When I learned of this, I was fascinated by the idea of pushing the envelope of experience so far that one does not even presuppose that the limits are known before the experience begins. Most of my life has been spent trying to dance on the Razor’s Edge between Wisdom and Insanity, Danger and Doom, or Ecstasy and Injury, so the concept of an “Out” word was a heretofore nonexistent luxurious indulgence for any risk-taker such as myself to seek safe harbor in Stormy Times.  

For this and many other reasons too myriad to chronicle here, I do not have a lot of close friends. I consider all my dearest long-term friends to be Survivors for many, many reasons, not the least of which being their experiences with me. My intentions were (almost) always good, but when the stakes are high, even the slightest “slip betwixt the cup and the lip” can be disastrous. Inevitably, I forget to consider that we are all not necessarily reading from the same sheet of music, or dancing to the same drum….New friends are at the greatest risk. My Zeal to Communicate and my Enthusiasm to Share are often not mediated by careful or sober consideration of Consequences. I worry for them; usually after the fact….

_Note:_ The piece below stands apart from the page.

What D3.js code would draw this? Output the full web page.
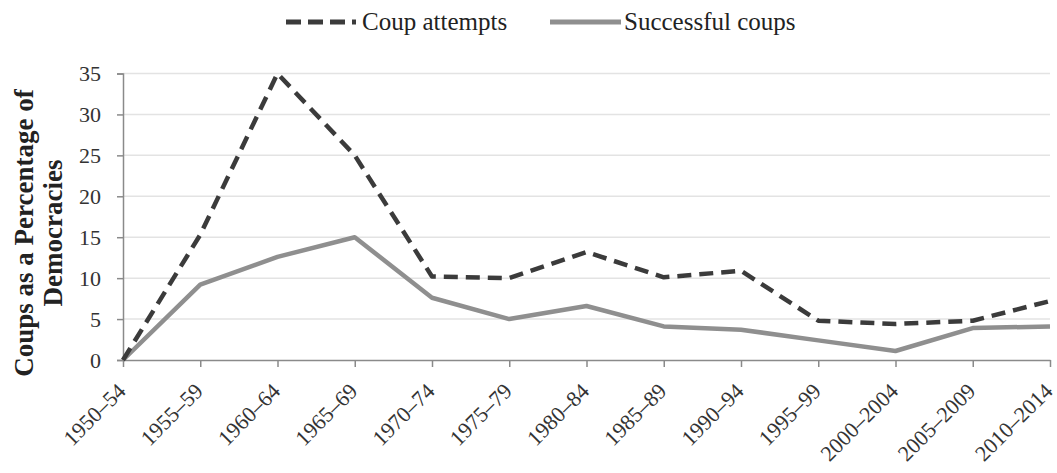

This time, we have a “safety word”, even though we’ve not had much opportunity to really explore the limits of depravity or perversion in any way resembling our capacity for imagination or appetite…(It’s a new friendship) so our “safety word” (Cinnamon) is more symbolic of our desire to be provocative without provoking disdain or revulsion…to never want or need to look away, or to back off the accelerator, because we believe that somewhere each of us has a perfect match for our most daring and adventurous inclinations, impulses and indulgences. It is the Sexual Equivalent of Playing Chicken.

I recently saw a video on Theoretical Physics that explained how The Immovable Object and The Irresistible Force  would, by definition pass through each other…Suppose No One Blinks? No One Turns Away?

We are both obsessive-compulsives, so it is our nature to pursue our Quest even though it may lead to our destruction because if it doesn’t, we may well realize even a moment of Perfection and Bliss sufficient to Discover World Peace…each of us, within ourselves, long enough to share it within our separate worlds. Perhaps it is the separation of our worlds that allows us to indulge ourselves in the abandon of Anonymity and still be Best Friends.

A long-lost Best Friend once suggested we explore a particular Perversion together, whereupon I asked…”But will you respect me in the Morning?” She answered “You Fool! Be GLAD I don’t Respect you now…but if you’re very, Very Good…I Might….”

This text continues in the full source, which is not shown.